At this point, we’ve successfully loaded the javaagent. We should’ve seen our startup message "Loading agentmain" print in the REPL. All that’s left is to use the instrumentation for whatever it was we wanted it for.

Using the Instrumentation object

Back in our instrumentation.clj file, we defined a var with the Instrumentation we received. This var is now available to other namespaces in our project.

; Load the instrumentation namespace to get access to its vars
(require '(clojure-javaagent [instrumentation :as inst]))
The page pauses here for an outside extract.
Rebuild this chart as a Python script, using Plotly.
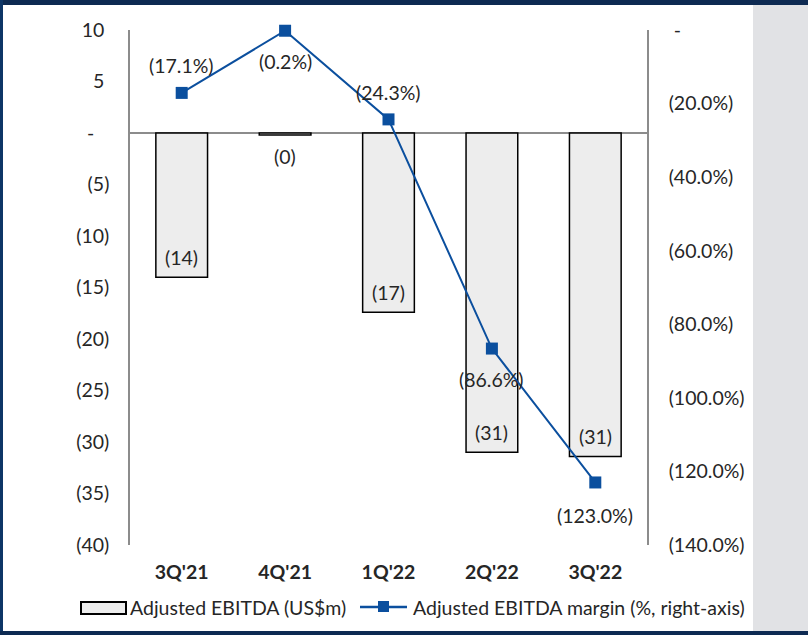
import plotly.graph_objects as go

quarters = ["3Q'21", "4Q'21", "1Q'22", "2Q'22", "3Q'22"]
ebitda = [-14.0, -0.2, -17.4, -31.0, -31.4]
ebitda_labels = ["(14)", "(0)", "(17)", "(31)", "(31)"]
margin_pct = [-17.1, -0.2, -24.3, -86.6, -123.0]
margin_labels = ["(17.1%)", "(0.2%)", "(24.3%)", "(86.6%)", "(123.0%)"]
series_names = ["Adjusted EBITDA (US$m)", "Adjusted EBITDA margin (%, right-axis)"]

left_tickvals = [10, 5, 0, -5, -10, -15, -20, -25, -30, -35, -40]
left_ticktext = ["10\u00a0", "5\u00a0", "-\u00a0\u00a0\u00a0", "(5)", "(10)", "(15)", "(20)", "(25)", "(30)", "(35)", "(40)"]
right_tickvals = [0, -20, -40, -60, -80, -100, -120, -140]
right_ticktext = ["\u00a0-", "(20.0%)", "(40.0%)", "(60.0%)", "(80.0%)", "(100.0%)", "(120.0%)", "(140.0%)"]

FONT = "Lato"
FS = 19.5
TXT = "#262626"
LINE_C = "#0b4f9e"
AX_C = "#8c8c8c"
BAR_C = "#ededed"

W, H = 808, 635
ML, MR, MT, MB = 130, 161, 30, 90
PW, PH = W - ML - MR, H - MT - MB

def px(x):
    return (x - ML) / PW

def py(y):
    return (H - MB - y) / PH

fig = go.Figure()
fig.add_trace(go.Bar(
    x=quarters, y=ebitda, name=series_names[0],
    marker=dict(color=BAR_C, line=dict(color="black", width=1.5)),
    width=0.5, yaxis="y",
))
fig.add_trace(go.Scatter(
    x=quarters, y=margin_pct, name=series_names[1],
    mode="lines+markers", line=dict(color=LINE_C, width=2),
    marker=dict(symbol="square", size=12, color=LINE_C), yaxis="y2",
    cliponaxis=False,
))

annotations = []
for q, v, t in zip(quarters, ebitda, ebitda_labels):
    shift = 20 if v < -1 else -21
    annotations.append(dict(x=q, y=v, xref="x", yref="y", text=t, showarrow=False,
                            yshift=shift, font=dict(family=FONT, size=FS, color=TXT)))
shifts = [27, -31, 27, -31, -33]
for q, v, t, s in zip(quarters, margin_pct, margin_labels, shifts):
    annotations.append(dict(x=q, y=v, xref="x", yref="y2", text=t, showarrow=False,
                            yshift=s, font=dict(family=FONT, size=FS, color=TXT)))

# hand-drawn legend (wide swatches like the original)
LEG_Y = 607
annotations.append(dict(x=px(128), y=py(LEG_Y), xref="paper", yref="paper", text=series_names[0],
                        xanchor="left", yanchor="middle", showarrow=False,
                        font=dict(family=FONT, size=FS, color=TXT)))
annotations.append(dict(x=px(411), y=py(LEG_Y), xref="paper", yref="paper", text=series_names[1],
                        xanchor="left", yanchor="middle", showarrow=False,
                        font=dict(family=FONT, size=FS, color=TXT)))

shapes = [
    dict(type="rect", xref="paper", yref="paper", x0=px(753), x1=px(W), y0=py(H), y1=py(0),
         fillcolor="#e1e2e5", line=dict(width=0), layer="below"),
    dict(type="rect", xref="paper", yref="paper", x0=px(0), x1=px(W), y0=py(5), y1=py(0),
         fillcolor="#0d2a52", line=dict(width=0)),
    dict(type="rect", xref="paper", yref="paper", x0=px(0), x1=px(3), y0=py(H), y1=py(0),
         fillcolor="#0d3566", line=dict(width=0)),
    dict(type="rect", xref="paper", yref="paper", x0=px(0), x1=px(W), y0=py(H), y1=py(631),
         fillcolor="#0d2a52", line=dict(width=0)),
    # legend swatches
    dict(type="rect", xref="paper", yref="paper", x0=px(81), x1=px(126), y0=py(614), y1=py(602),
         fillcolor=BAR_C, line=dict(color="black", width=2)),
    dict(type="line", xref="paper", yref="paper", x0=px(360), x1=px(407), y0=py(607), y1=py(607),
         line=dict(color=LINE_C, width=2.5)),
    dict(type="rect", xref="paper", yref="paper", x0=px(378), x1=px(389), y0=py(612), y1=py(601),
         fillcolor=LINE_C, line=dict(width=0)),
]

fig.update_layout(
    width=W, height=H,
    margin=dict(l=ML, r=MR, t=MT, b=MB, autoexpand=False),
    paper_bgcolor="white", plot_bgcolor="rgba(0,0,0,0)",
    font=dict(family=FONT, size=FS, color=TXT),
    showlegend=False,
    xaxis=dict(showline=False, ticks="", showgrid=False, zeroline=False,
               tickfont=dict(family=FONT, size=FS, color=TXT, weight="bold"),
               ticklabelstandoff=13),
    yaxis=dict(range=[-40, 10], tickvals=left_tickvals, ticktext=left_ticktext,
               showline=True, linecolor=AX_C, linewidth=1.5, ticks="", showgrid=False,
               zeroline=True, zerolinecolor=AX_C, zerolinewidth=1.5,
               tickfont=dict(family=FONT, size=FS, color=TXT), ticklabelstandoff=15),
    yaxis2=dict(range=[-140, 0], tickvals=right_tickvals, ticktext=right_ticktext,
                overlaying="y", side="right",
                showline=True, linecolor=AX_C, linewidth=1.5, ticks="", showgrid=False,
                zeroline=False, tickfont=dict(family=FONT, size=FS, color=TXT),
                ticklabelstandoff=16),
    annotations=annotations,
    shapes=shapes,
)

fig.write_html("out.html")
; Find the size of an object
(println "The size of a String is"
         (.getObjectSize inst/instrumentation "Hello World")
         "bytes"))

And here’s where the heartbreak hits. The code outputs:

"The size of a String is 24 bytes"

Despite its wonderfully promising name, Instrument.getObjectSize only returns the memory footprint of the exact object passed to it, and none of the objects contained within. Every string will have the same size, as will every array, etc. In order for this method to be truly useful in debugging memory consumption, it’d need to recurse over every element stored in every object/datastructure. And this sounds like a job for an external library.

To play with a fully working example, checkout this github repo.

Footnotes

[1] It wasn’t. But, Caliper’s ObjectGraphMeasurer was.

[2] It took me so many hours to figure out the magic incantations that (a) I decided I needed to write a blog post on it, and (b) I’m too embarrassed to say exactly how long I wasted in the process.

[3] The leading - is used because gen-class by default looks for functions prefixed by a single dash to turn into methods on the defined class.

[4] Alternatively, you can define a different method premain, and load the jar upon JVM boot. This method is a bit less spontaneous, however, since you can’t just spit out a reference to an Instrument object inside your REPL as soon as you realize you need one.

[5] I know there is a hard way, but I don’t know how it’s done.